Since my Dad was a cartoonist and commercial artist growing up, I was exposed to a lot of different kinds of creative mediums in the world of art. My father would always have interesting equipment in his studio along with a project or two I could mess with or see in action. Of course like any kid, I particularly liked the little mannequin you could bend in any direction to simulate movement, and hence draw that posture. I loved the wonders of tracing over a light table and from an opaque projector. I could stick any little object under that lamp and project a 5 foot image of it on the wall.
My Dad spent a lot of time showing me how to rule lines and practice straight lettering. At a fairly early age, I could do paste-up copy for my own school projects and make a decent masthead for any kind of poster. It always seemed that we were messing with something new. I remember buying and mixing resins, hardeners, and dyes to cast small sculptures out of rubber molds. For awhile we got on the kick of carving linoleum blocks with sharp tools to make book plates, or just little prints for fun. I was the only kid in school to have a rubber stamp with my name on it to identify my papers. I liked that.
Some of my fondest memories of the world of art revolved around printing and the graphic arts. My parents fed my interest by purchasing me my own hand operated letterpress. I would eventually print stationary on that press and sell it as a small entrepreneurial enterprise. Later even though I did not have any other industrial art experience, in High school, I had the run of the print shop. I was in heaven with a full photo lab for offset plate processing, a giant letterpress, and a huge Heidelberg web press for the school newspaper. Eventually the school sold off its older Multilith 1000 in favor of a new AB Dick 360. I bought that machine and it was my first offset press inside my parent’s garage.
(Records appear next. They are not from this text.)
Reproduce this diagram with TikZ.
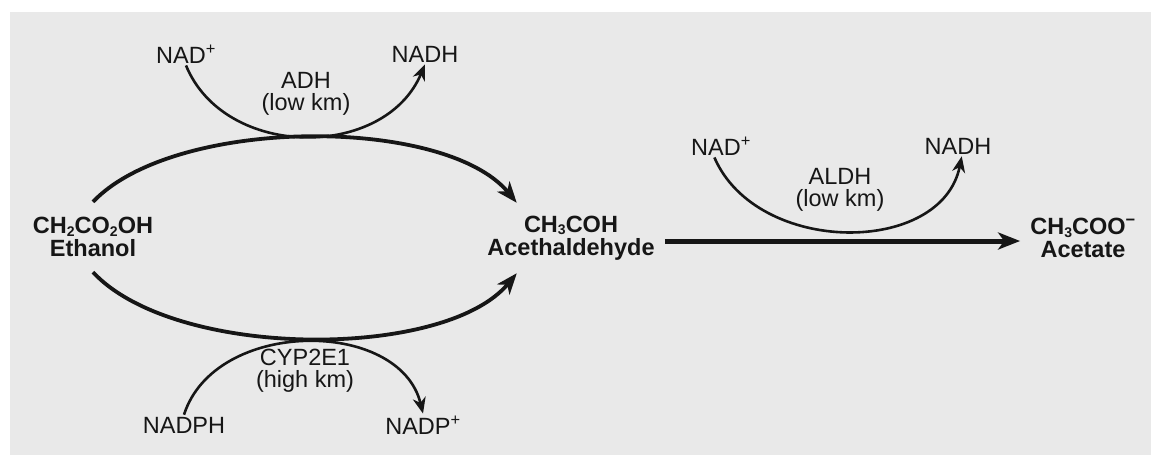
\documentclass[tikz,border=0pt]{standalone}
\usepackage{fontspec}
\setmainfont{Liberation Sans}
\usetikzlibrary{arrows.meta,calc}
\definecolor{panel}{RGB}{233,233,233}
\definecolor{ink}{RGB}{22,22,22}
% small lowered digit for chemical formulas
\newcommand\chemsub[1]{\raisebox{-2.5pt}{\fontsize{14}{14}\selectfont #1}}
\begin{document}
\begin{tikzpicture}[x=1pt,y=-1pt,
  lbl/.style={font=\fontsize{23.5}{22}\selectfont, text=ink, inner sep=2pt, align=center},
  chem/.style={font=\fontsize{23.5}{23}\selectfont\bfseries, text=ink, inner xsep=10pt,
               inner ysep=0pt, minimum height=70pt, align=center},
  bigarc/.style={draw=ink, line width=3.8pt, -{Stealth[length=21pt,width=16pt,inset=6pt]}},
  smallarc/.style={draw=ink, line width=2.6pt, -{Stealth[length=16pt,width=13pt,inset=5pt]}},
  mainarrow/.style={draw=ink, line width=5pt, -{Stealth[length=22pt,width=17pt,inset=6pt]}}]
\useasboundingbox (0,0) rectangle (1151,459);
\fill[panel] (10,12) rectangle (1151,455);

% substrates and products
\node[chem] (eth) at (93,237) {CH\chemsub{2}CO\chemsub{2}OH\\Ethanol};
\node[chem] (ald) at (571,238) {CH\chemsub{3}COH\\Acethaldehyde};
\node[chem] (ace) at (1083,238) {CH\chemsub{3}COO\textsuperscript{\char"2212}\\Acetate};

% cofactors of the ADH step
\node[lbl] (nadA)  at (186,54) {NAD\textsuperscript{+}};
\node[lbl] (nadhA) at (425,54) {NADH};
\node[lbl] (adh)   at (306,94) {ADH\\(low km)};

% cofactors of the CYP2E1 step
\node[lbl] (nadph) at (184,425) {NADPH};
\node[lbl] (nadp)  at (423,425) {NADP\textsuperscript{+}};
\node[lbl] (cyp)   at (305,371) {CYP2E1\\(high km)};

% cofactors of the ALDH step
\node[lbl] (nadB)  at (721,146) {NAD\textsuperscript{+}};
\node[lbl] (nadhB) at (958,146) {NADH};
\node[lbl] (aldh)  at (840,190) {ALDH\\(low km)};

% ethanol to acetaldehyde, two routes
\draw[bigarc] (eth.north) .. controls (175,116) and (445,116) .. (ald.147);
\draw[bigarc] (eth.south) .. controls (175,360) and (445,360) .. (ald.213);

% coupled cofactor turnover
\draw[smallarc] (nadA.south) .. controls (225,160) and (385,160) .. (nadhA.south);
\draw[smallarc] (nadph.north) .. controls (215,318) and (400,318) .. (nadp.north);
\draw[smallarc] (nadB.-120) .. controls (757,256) and (942,256) .. (nadhB.-70);

% acetaldehyde to acetate
\draw[mainarrow] ([yshift=-3pt]ald.east) -- ([yshift=-3pt]ace.west);
\end{tikzpicture}
\end{document}
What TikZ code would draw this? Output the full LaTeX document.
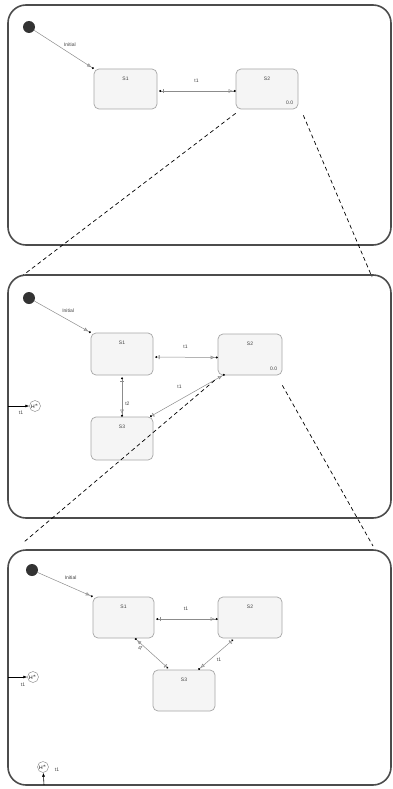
\documentclass[tikz,border=0pt]{standalone}
\usepackage{fontspec}
\setmainfont{Liberation Sans}
\usetikzlibrary{arrows.meta,calc}
\tikzset{
  outer/.style={draw=black!70, line width=1.6pt, rounded corners=18pt},
  state/.style={draw=black!35, fill=black!4, rounded corners=5pt, line width=0.7pt, inner sep=0pt},
  lbl/.style={font=\fontsize{5}{6}\selectfont, text=black!75, inner sep=1pt},
  tr/.style={draw=black!45, line width=0.5pt,
    {Circle[length=2pt,sep=2pt,color=black] Bar[width=4pt,sep=1.2pt] Bar[width=4pt]}-{Triangle[open,length=4pt,width=3.5pt,sep=1pt] Circle[length=2pt,color=black]}},
  init/.style={draw=black!45, line width=0.5pt,
    -{Triangle[open,length=4pt,width=3.5pt,sep=1pt] Circle[length=2pt,color=black]}},
  inidot/.style={circle, fill=black!80, minimum size=12pt, inner sep=0pt},
  junc/.style={circle, draw=black!50, minimum size=11pt, inner sep=0pt, font=\fontsize{5}{6}\selectfont},
  jarr/.style={draw=black, line width=0.6pt, -{Latex[length=4pt,width=3pt]}},
  zoomline/.style={line width=0.7pt, dash pattern=on 4pt off 3pt},
  slbl/.style={label={[lbl,yshift=-13pt]north:#1}}
}
\begin{document}
\begin{tikzpicture}[x=1pt,y=-1pt]
\useasboundingbox (0,0) rectangle (393,789);

% ---------- Panel 1 ----------
\draw[outer] (8,5) rectangle (391,245);
\node[inidot] (a0) at (29,27) {};
\node[state, minimum width=63pt, minimum height=40pt, slbl=S1] (a1) at (125.5,89) {};
\node[state, minimum width=62pt, minimum height=40pt, slbl=S2] (a2) at (267,89) {};
\node[lbl, anchor=south east] (a2v) at ($(a2.south east)+(-4,-4)$) {0.0};
\draw[init] (a0) -- (a1.north west) node[lbl, pos=0.6, above=6pt] (a0l) {Initial};
\draw[tr] ($(a1.east)+(0,2)$) -- ($(a2.west)+(0,2)$) node[lbl, midway, above=7pt] (a12l) {t1};
\coordinate (d1) at (22,276);
\coordinate (d2) at (372,277);
\draw[zoomline] ($(a2.south west)+(0,4)$) -- (d1);
\draw[zoomline] ($(a2.south east)+(5,6)$) -- (d2);

% ---------- Panel 2 ----------
\draw[outer] (8,275) rectangle (391,518);
\node[inidot] (b0) at (29,298) {};
\node[state, minimum width=62pt, minimum height=42pt, slbl=S1] (b1) at (122,354) {};
\node[state, minimum width=64pt, minimum height=41pt, slbl=S2] (b2) at (250,354.5) {};
\node[state, minimum width=62pt, minimum height=43pt, slbl=S3] (b3) at (122,438.5) {};
\node[lbl, anchor=south east] (b2v) at ($(b2.south east)+(-4,-4)$) {0.0};
\draw[init] (b0) -- (b1.north west) node[lbl, pos=0.6, above=6pt] (b0l) {Initial};
\draw[tr] ($(b1.east)+(0,3)$) -- ($(b2.west)+(0,3)$) node[lbl, midway, above=7pt] (b12l) {t1};
\draw[tr] (b1.south) -- (b3.north) node[lbl, pos=0.68, right=2pt] (b13l) {t2};
\draw[tr] ($(b3.north east)+(-5,1)$) -- ($(b2.south west)+(7,-1)$) node[lbl, midway, above=6pt, xshift=-7pt] (b32l) {t1};
\node[junc] (b4) at (35,406) {H$^*$};
\coordinate (b4in) at (8,406);
\draw[jarr] (b4in) -- (b4);
\node[lbl] (b4l) at (21,413) {t1};
\coordinate (d3) at (24,542);
\coordinate (d4) at (373,546);
\draw[zoomline] ($(b2.south west)+(-3,5)$) -- (d3);
\draw[zoomline] ($(b2.south east)+(0,10)$) -- (d4);

% ---------- Panel 3 ----------
\draw[outer] (8,550) rectangle (391,785);
\node[inidot] (c0) at (32,570) {};
\node[state, minimum width=61pt, minimum height=41pt, slbl=S1] (c1) at (123.5,617.5) {};
\node[state, minimum width=64pt, minimum height=41pt, slbl=S2] (c2) at (250,617.5) {};
\node[state, minimum width=62pt, minimum height=41pt, slbl=S3] (c3) at (184,690.5) {};
\draw[init] (c0) -- (c1.north west) node[lbl, pos=0.6, above=6pt] (c0l) {Initial};
\draw[tr] ($(c1.east)+(0,1.5)$) -- ($(c2.west)+(0,1.5)$) node[lbl, midway, above=7pt] (c12l) {t1};
\draw[tr] ($(c3.north west)+(17,0)$) -- ($(c1.south)+(11.5,0)$) node[lbl, pos=0.77, sloped, below=0.5pt] (c31l) {t1};
\draw[tr] ($(c2.south west)+(17,0)$) -- ($(c3.north east)+(-17,0)$) node[lbl, pos=0.55, below right=1pt] (c23l) {t1};
\node[junc] (c4) at (33,677) {H$^*$};
\coordinate (c4in) at (8,677);
\draw[jarr] (c4in) -- (c4);
\node[lbl] (c4l) at (23,685) {t1};
\node[junc] (c5) at (43,767) {H$^*$};
\coordinate (c5in) at (44,785);
\draw[jarr] (c5in) -- (c5);
\node[lbl] (c5l) at (57,770) {t1};
\end{tikzpicture}
\end{document}
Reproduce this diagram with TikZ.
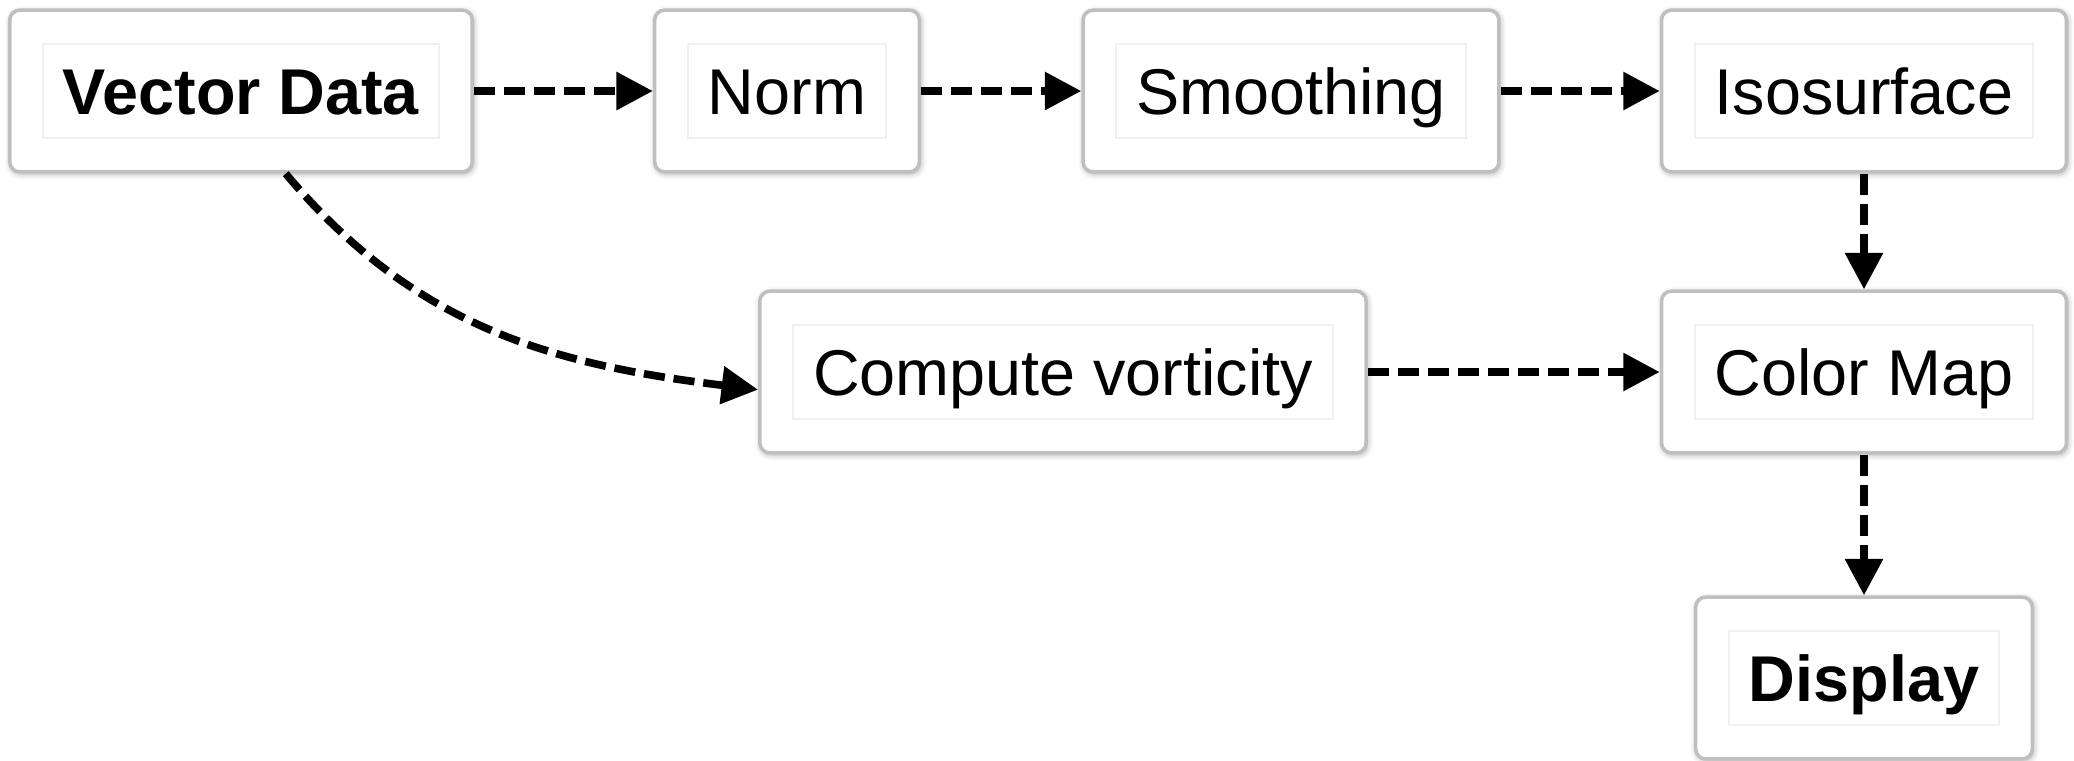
\documentclass[tikz,border=0pt]{standalone}
\usepackage{fontspec}
\setmainfont{Liberation Sans}
\usetikzlibrary{arrows.meta,fit,backgrounds,shadows.blur}
\tikzset{
  txt/.style={draw=black!6,line width=0.3pt,inner xsep=3.4pt,
              text height=7.9pt,text depth=0pt,minimum height=16pt,
              font=\fontsize{11}{13}\selectfont},
  txtb/.style={txt,font=\fontsize{11}{13}\selectfont\bfseries},
  box/.style={draw=black!25,fill=white,rounded corners=1.7pt,
              line width=0.6pt,inner xsep=5.5pt,inner ysep=5.6pt,
              blur shadow={shadow xshift=0.2pt,shadow yshift=-0.3pt,
                           shadow blur radius=1pt,shadow opacity=35}},
  fl/.style={-{Triangle[length=6.2pt,width=6.2pt]},line width=1.3pt,
             dash pattern=on 3.6pt off 1.5pt},
}
\begin{document}
\begin{tikzpicture}[x=0.17pt, y=-0.17pt]
  \useasboundingbox (0,0) rectangle (2074,760);
  % labels
  \node[txtb] (vdt) at (241,91) {Vector Data};
  \node[txt]  (nmt) at (787,91) {Norm};
  \node[txt]  (smt) at (1291,91) {Smoothing};
  \node[txt]  (ist) at (1864,91) {Isosurface};
  \node[txt]  (cvt) at (1063,372) {Compute vorticity};
  \node[txt]  (cmt) at (1864,372) {Color Map};
  \node[txtb] (dpt) at (1864,678) {Display};
  % frames
  \begin{scope}[on background layer]
    \foreach \n in {vd,nm,sm,is,cv,cm,dp}
      \node[box, fit=(\n t)] (\n) {};
  \end{scope}
  % flow
  \foreach \a/\b in {vd/nm,nm/sm,sm/is,is/cm,cv/cm,cm/dp}
    \draw[fl] (\a) -- (\b);
  \draw[fl] ([xshift=7.6pt]vd.south) to[out=-50,in=173] ([yshift=-3pt]cv.west);
\end{tikzpicture}
\end{document}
I dabbled in screen printing after that and always maintained an interest in art and publishing, however life’s demanding needs started to catch up with having fun by college. Before I had graduated, the personal computer revolution started to take hold. I mastered Xerox’s Ventura Publisher software, and though as flawed as it was, I suddenly had no need for typesetters, artists, masthead men, paste-up pros or messy ink. I could do all that stuff for myself in just hours (now just seconds). I could write, edit, and print my own company publications at will so who needed studio graphics skills anymore? I appreciate the flexibility, reduction in equipment to buy and maintain, and the speed of today’s computers. I like getting a job done professionally by myself and on my own timetable. But I have to admit, when the work is done and there’s time to reflect – I do miss those very special days when Studio Art was KING!